Okanagan College receives major gift

This week, Great-West Life contributed $100,000 to Okanagan College to encourage sustainability training at the Penticton campus.

  • Mar. 2, 2012 11:00 a.m.
Electrical student Brian Manders explains the workings of one of the Okanagan College labs to Dave Kent of Great West Life in the Centre of Excellence. The company recently donated $100,000 for use at the facility and will go towards the goal of matching the $2.5 million received from Jim Pattison earlier.

Electrical student Brian Manders explains the workings of one of the Okanagan College labs to Dave Kent of Great West Life in the Centre of Excellence. The company recently donated $100,000 for use at the facility and will go towards the goal of matching the $2.5 million received from Jim Pattison earlier.

Great-West Life is building on its 20-year connections with Okanagan College with a gift that will both help with both the capital costs for the Centre of Excellence and developing a new instructional program at the centre.

Earlier this week, Great-West Life, one of Canada’s leading insurers, contributed $100,000 to Okanagan College to encourage sustainability training. Half the donation will go to the fund to cover the college’s share of the $28-million building at the Penticton campus and the other half to help develop a new, three-year, Sustainable Construction Management Technology program.

Great-West Life has a long-standing relationship with the college dating back to 1990 when Canada Life established a scholarship. Since then, Okanagan College students have received 20 awards totalling $11,800.

“We saw the College’s new initiative as an opportunity to deepen that relationship,” said Dave Kent, regional director for Great-West Life. “Okanagan College has built one of the most innovative and sustainable post-secondary facilities in the world and will soon be training the next generation of tradespeople in sustainable building practices.”

Brian Manders, third year electrical student at OK College, said bringing this kind of cutting-edge programming home to Penticton is a great opportunity for the college.

“Being able to go to school without leaving home is awesome,” he said, adding that he actually was part of the workforce that built the Centre of Excellence. “It is the largest and most technological building I have ever had an opportunity to work on; this all leads up to amazing strengths. Now I go to a school in a college that I actually helped build.”

Great-West Life’s contribution is the first corporate donation to the Centre since December when Jim Pattison announced his commitment of $2.5-million in matching funds and the building was renamed in his honour as The Jim Pattison Centre of Excellence in Sustainable Building Technologies and Renewable Energy Conservation.

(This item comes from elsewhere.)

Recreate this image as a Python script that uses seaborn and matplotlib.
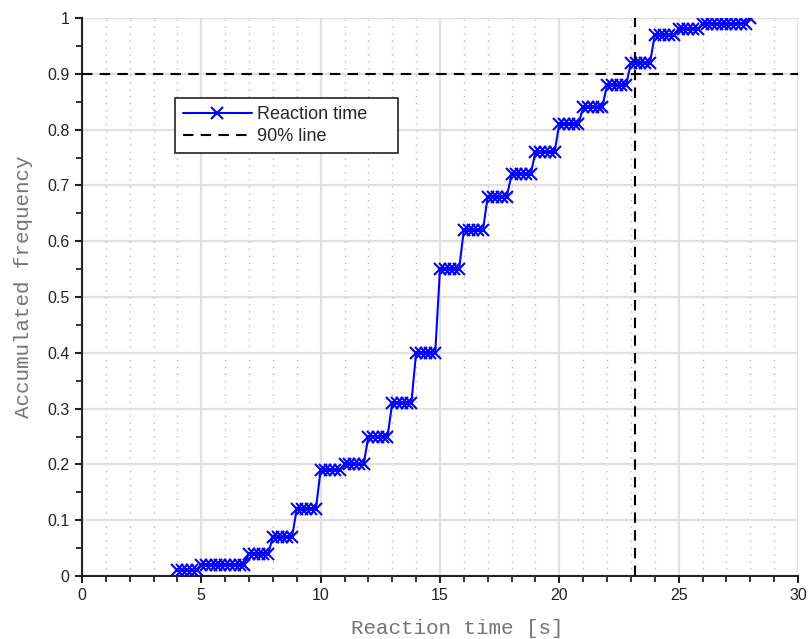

“This is the latest chapter in a story that just keeps getting better because here we are gathered today in one of the world’s most sustainable buildings that bears the name of one of Canada’s foremost business people,” said Okanagan College president Jim Hamilton, adding that with this latest donation, the college is now working with and benefiting from the generosity of “one of Canada’s best companies.”

Hamilton hopes that Great-West’s donation will spur other corporate donors to step forward and recognize the value of the work going on at the college.

The Sustainable Construction Management Technology program has already received support from the Applied Science Technologists & Technicians of BC (ASTTBC), and major construction firms such as North America Construction Group.